Un percorso limpido, cristallino mai convinto di esperienze di conquista che la lasciavano perplessa e persino sgomenta quando, all’interno della Chiesa e dal “fuoco amico” sentiva attacchi all’Azione Cattolica” e alla scelta religiosa del dopo/Concilio. A questi attacchi rispondeva con meraviglia sgomenta, non con ingenuità e continuava per la sua strada con l’impegno della gratuità più radicale: “serva inutile”.

Tutti conoscono la sua attività decennale a Torgnon, assicurata sempre con alcune preziosissime collaborazioni (dei vivi non parlo, dei morti è bene tacere in un passaggio che finirebbe per ricordare alle esperienze di oggi che molti “tiri” andrebbero ripensati). Torgnon però era anche un occasione: non solo luogo di indimenticabili incontri formativi, né esclusivamente di importanti esperienze spirituali, ma anche casa per ferie.

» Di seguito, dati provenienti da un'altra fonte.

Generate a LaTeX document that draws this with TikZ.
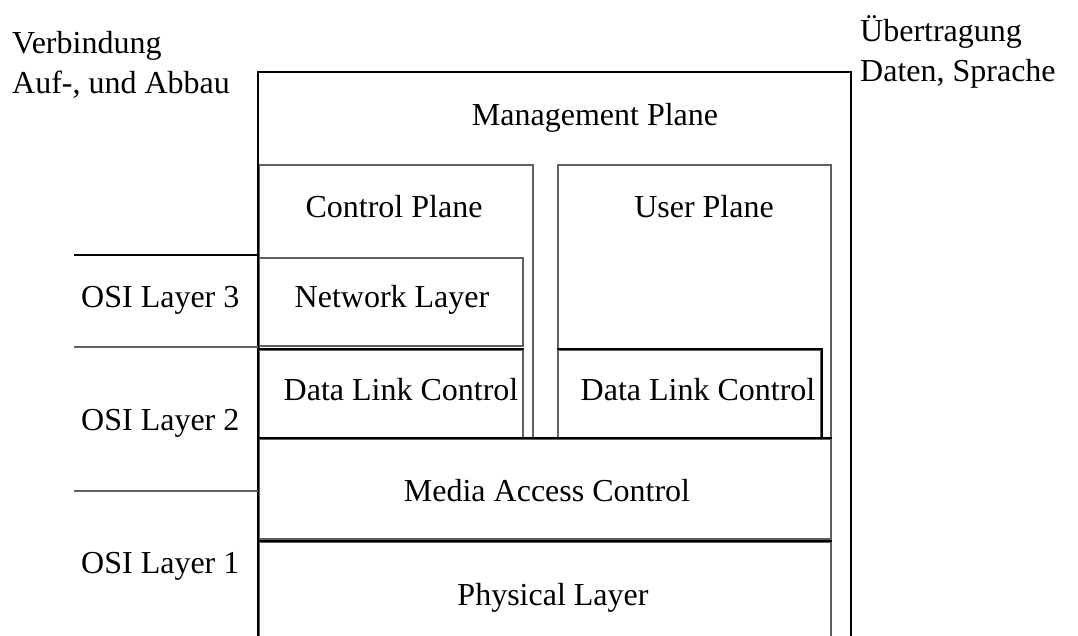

E lì passavano esperienze le più diverse. Uomini e donne in crisi di crescita spirituale, famiglie alla ricerca di un’identità nuova e equilibrata, giovani in cammino di una fede incerta. Lilia amministrava con competente equilibrio, ma soprattutto ascoltava: autentica direzione spirituale e umana, scuola e testimonianza di vita che finiva per convincere e contagiare, senza pretese di proselitismo, ma radicamento nella vita di fede.

Lo stesso atteggiamento poneva in essere nella scuola, nell’insegnamento che era la cifra della sua professione: competenza, didattica, ascolto, tutto in spirito di testimonianza. Non insisto su questo aspetto che finirebbe per coinvolgermi anche troppo direttamente e emotivamente.

Ora Lilia ci ha lasciati un po’ soli: insondabili disegni della Provvidenza, passaggi dolorosi di un’umanità sconvolta e forse anche un pizzico di indifferenza dell’uomo, hanno fatto che il suo corpo mortale non sia entrato nel Tempio. Non riesco a distaccarmi dal passo evangelico della Samaritana; Lilia non ha conosciuto le contraddizioni di quella povera creatura, ma la illuminante affermazione di Gesù al personaggio dell’Evangelo, mi ritorna alla mente e al cuore con insistenza: quando ci sarà discordia sul  luogo dell’adorazione (“Il Tempio e il Monte”), verrà il tempo degli adoratori in spirito e verità.

Addio Lilia: hai terminato la corsa, hai conservato la Fede; ma attenzione,  A Dio: presso Dio con il supporto della sicura speranza che ogni Cristiano desidera condividere, anche con tutti coloro che non ritengono di condividere un cammino di Fede.